MilanoFinanza, 22 dicembre 2015
Cinque motivi per cui non ci sarà una Brexit
È difficile prevedere l’esito dei referendum, motivo per cui i leader politici, se possono evitarlo, non si esprimono al riguardo. Cameron ha però capito di non avere altra scelta, e il momento della consultazione si sta avvicinando rapidamente: a seguito di un summit dei leader dell’Unione della scorsa settimana, si è dichiarato fiducioso che presto avrebbe garantito il promesso pacchetto di modifiche dei termini di adesione della Gran Bretagna, preparando il terreno per arrivare a una soluzione della questione nell’arco del prossimo anno.
È opinione diffusa che l’esito del referendum sia sul filo del rasoio: i sondaggi mostrano l’elettorato equamente diviso.
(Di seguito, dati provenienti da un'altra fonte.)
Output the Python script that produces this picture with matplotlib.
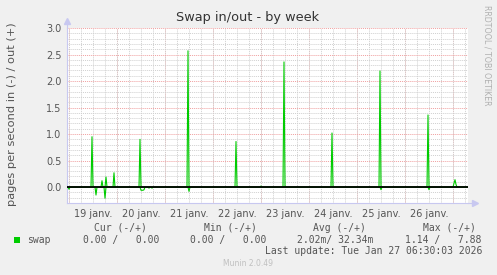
import matplotlib
matplotlib.use("Agg")
import matplotlib.pyplot as plt
import matplotlib.dates as mdates
from matplotlib.ticker import MultipleLocator, FormatStrFormatter
import pandas as pd

# data (30 minute samples)
start = "2026-01-18 23:00"
end = "2026-01-27 07:30"

out_times = ["2026-01-19 11:30", "2026-01-19 16:30", "2026-01-19 18:30", "2026-01-19 22:30",
             "2026-01-20 11:30", "2026-01-21 11:30", "2026-01-22 11:30", "2026-01-23 00:00",
             "2026-01-23 11:30", "2026-01-24 11:30", "2026-01-25 11:30", "2026-01-26 11:30",
             "2026-01-27 00:30", "2026-01-27 01:00", "2026-01-27 01:30"]
out_vals = [0.95, 0.12, 0.19, 0.27,
            0.90, 2.57, 0.86, 0.02,
            2.36, 1.02, 2.19, 1.36,
            0.07, 0.14, 0.05]

in_times = ["2026-01-19 00:00", "2026-01-19 13:30", "2026-01-19 18:00",
            "2026-01-20 12:00", "2026-01-20 12:30", "2026-01-20 13:00", "2026-01-20 13:30",
            "2026-01-20 16:00", "2026-01-20 17:30",
            "2026-01-21 12:00", "2026-01-25 12:00", "2026-01-26 12:00"]
in_vals = [-0.04, -0.15, -0.21,
           -0.06, -0.06, -0.06, -0.05,
           -0.02, -0.02,
           -0.08, -0.05, -0.05]

legend_headers = ["Cur (-/+)", "Min (-/+)", "Avg (-/+)", "Max (-/+)"]
legend_values = ["0.00 /   0.00", "0.00 /   0.00", "2.02m/ 32.34m", "1.14 /   7.88"]

idx = pd.date_range(start, end, freq="30min")
out_s = pd.Series(0.0, index=idx)
out_s[pd.to_datetime(out_times)] = out_vals
in_s = pd.Series(0.0, index=idx)
in_s[pd.to_datetime(in_times)] = in_vals

W, H = 497, 275
fig = plt.figure(figsize=(W / 100, H / 100), dpi=100, facecolor="#F0F0F0")
ax = fig.add_axes([67 / W, 1 - 203 / H, (468 - 67) / W, (203 - 28) / H])
ax.set_facecolor("white")

green = "#00CC00"
ax.plot(in_s.index, in_s.values, color=green, lw=0.8, zorder=3)
ax.plot(out_s.index, out_s.values, color=green, lw=0.8, zorder=3)
ax.axhline(0, color="black", lw=1.3, zorder=5)

ax.set_xlim(pd.Timestamp(start), pd.Timestamp(end))
ax.set_ylim(-0.3, 3.0)

ax.yaxis.set_major_locator(MultipleLocator(0.5))
ax.yaxis.set_minor_locator(MultipleLocator(0.1))
ax.yaxis.set_major_formatter(FormatStrFormatter("%.1f"))
ax.xaxis.set_major_locator(mdates.HourLocator(byhour=[12]))
ax.xaxis.set_minor_locator(mdates.HourLocator(byhour=[0, 6, 18]))
ax.xaxis.set_major_formatter(mdates.DateFormatter("%d janv."))

ax.grid(which="minor", color="#D0D0D0", ls=(0, (1, 1)), lw=0.7)
ax.grid(which="major", axis="y", color="#F0A0A0", ls=(0, (1, 1)), lw=0.7)
ax.grid(which="major", axis="x", color="#D0D0D0", ls=(0, (1, 1)), lw=0.7)
for d in pd.date_range("2026-01-19", "2026-01-27", freq="D"):
    ax.axvline(d, color="#F0A0A0", ls=(0, (1, 1)), lw=0.7, zorder=1)

ax.tick_params(which="both", length=0, labelsize=7, colors="#555555", pad=4)
for s in ["top", "right"]:
    ax.spines[s].set_visible(False)
for s in ["left", "bottom"]:
    ax.spines[s].set_color("#C8C8F0")
    ax.spines[s].set_linewidth(0.8)

# axis arrows
ax.plot([1, 1.018], [0, 0], transform=ax.transAxes, color="#C8C8F0", lw=0.8, clip_on=False)
ax.plot([1.018], [0], transform=ax.transAxes, marker=">", ms=4, color="#C8C8F0", clip_on=False)
ax.plot([0, 0], [1, 1.04], transform=ax.transAxes, color="#C8C8F0", lw=0.8, clip_on=False)
ax.plot([0], [1.04], transform=ax.transAxes, marker="^", ms=4, color="#C8C8F0", clip_on=False)

fig.text(12 / W, 1 - 114 / H, "pages per second in (-) / out (+)", rotation=90,
         ha="center", va="center", fontsize=8.2, color="#555555")
fig.text(248 / W, 1 - 18 / H, "Swap in/out - by week", ha="center", va="center",
         fontsize=9.3, color="#333333")
fig.text(487 / W, 1 - 5 / H, "RRDTOOL / TOBI OETIKER", rotation=-90, ha="center", va="top",
         fontsize=5.7, color="#B0B0B0")

mono = "DejaVu Sans Mono"
fs = 7
hx = [94, 204, 313, 423]
vx = [83, 190, 297, 405]
for x, t in zip(hx, legend_headers):
    fig.text(x / W, 1 - 228 / H, t, family=mono, fontsize=fs, color="#555555", va="center")
for x, t in zip(vx, legend_values):
    fig.text(x / W, 1 - 240 / H, t, family=mono, fontsize=fs, color="#555555", va="center")
fig.patches.append(plt.Rectangle((14 / W, 1 - 243 / H), 6 / W, 6 / H, transform=fig.transFigure,
                                 facecolor=green, edgecolor="none"))
fig.text(27 / W, 1 - 240 / H, "swap", family=mono, fontsize=fs, color="#555555", va="center")
fig.text(482 / W, 1 - 251.5 / H, "Last update: Tue Jan 27 06:30:03 2026", family=mono,
         fontsize=fs, color="#555555", va="center", ha="right")
fig.text(248 / W, 1 - 264 / H, "Munin 2.0.49", fontsize=5.5, color="#C0C0C0",
         ha="center", va="center")

fig.savefig("out.png", dpi=100, facecolor=fig.get_facecolor())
Nonostante la fiducia di Cameron di potersi assicurare un accordo soddisfacente, il fronte antieuropeista ha allegramente sottolineato che nulla ridurrà il flusso di cittadini dell’Unione che si trasferiscono a lavorare nel Regno Unito, che i sondaggi dimostrano essere la questione più importante agli occhi degli elettori. Ciononostante, nelle ultime settimane sono emersi con chiarezza molti elementi a suggerire che l’opinione diffusa potrebbe essere errata. In primo luogo è ormai evidente, se mai ci fossero stati dubbi, che Cameron si batterà per il mantenimento dell’adesione all’Unione qualunque sia l’esito delle trattative. Anche se ufficialmente tutte le opzioni restano aperte, i suoi sforzi sono concentrati nel mantenere la Gran Bretagna all’interno dell’Unione Europea.
Secondo, Cameron potrebbe incontrare una resistenza politica minore di quanto comunemente presupposto. Gli euroscettici richiedono che i ministri del governo abbiano il permesso di fare campagna a favore dell’uscita dall’Ue, ma Cameron si è assicurato il totale sostegno del governo alla propria strategia negoziale, in modo che qualsiasi ministro che intenda sfidare la sua gestione sia costretto a dimettersi. È possibile che un paio di figure marginali possano uscire, ma le personalità di spicco sanno che se sfidassero Cameron e la campagna anti-Eu perdesse, la loro carriera politica giungerebbe al capolinea.
In terzo luogo, la campagna contro l’Ue è allo sbando, nonostante l’apparente consolidamento espresso nei sondaggi. Infatti non si tratta di una, ma di due linee profondamente divise a livello personale e politico. La loro sfida è convincere l’elettorato che lo status quo sia intollerabile e che esista un’alternativa migliore. Tuttavia non concordano tra loro sul futuro della Gran Bretagna al di fuori dell’Unione Europea, sia che cerchi di mantenere l’adesione al mercato unico e pertanto continui a essere soggetta alle norme Ue, compreso il diritto dei cittadini dell’Unione di vivere e lavorare in Gran Bretagna, sia, in caso contrario, sotto quale forma ridefinire la nuova relazione e come persuadere gli altri 27 Paesi del blocco con diritto di veto a concordare.
Quarto punto, quello che appare come l’argomento più forte degli euroscettici potrebbe dimostrarsi il più debole. Non vi è alcun dubbio che la crisi migratoria e la minaccia terroristica si siano coniugate nella mente dell’opinione pubblica in una narrazione semplicistica che punta il dito contro l’incompetenza dell’Unione, contro la quale l’unica speranza per il Regno Unito consiste nell’uscita. In realtà, le ultime crisi dimostrano il contrario: l’Europa deve fare i conti con profonde sfide comuni nel campo della sicurezza che richiedono una risposta comune.
L’ultimo aspetto da valutare è che il referendum è un’altra forma della stessa lotta politica in scena in tutta Europa che Marine Le Pen, leader del Front National, ha tracciato come un confronto tra i nazionalisti e i sostenitori della globalizzazione. Agli euroscettici britannici potrebbe non piacere di essere accomunati alla Le Pen, ma stanno facendo leva sullo stesso elettorato. E secondo quanto emerso dalle ultime elezioni europee, incluse le regionali francesi in cui il Front National non ha vinto alcuno scontro.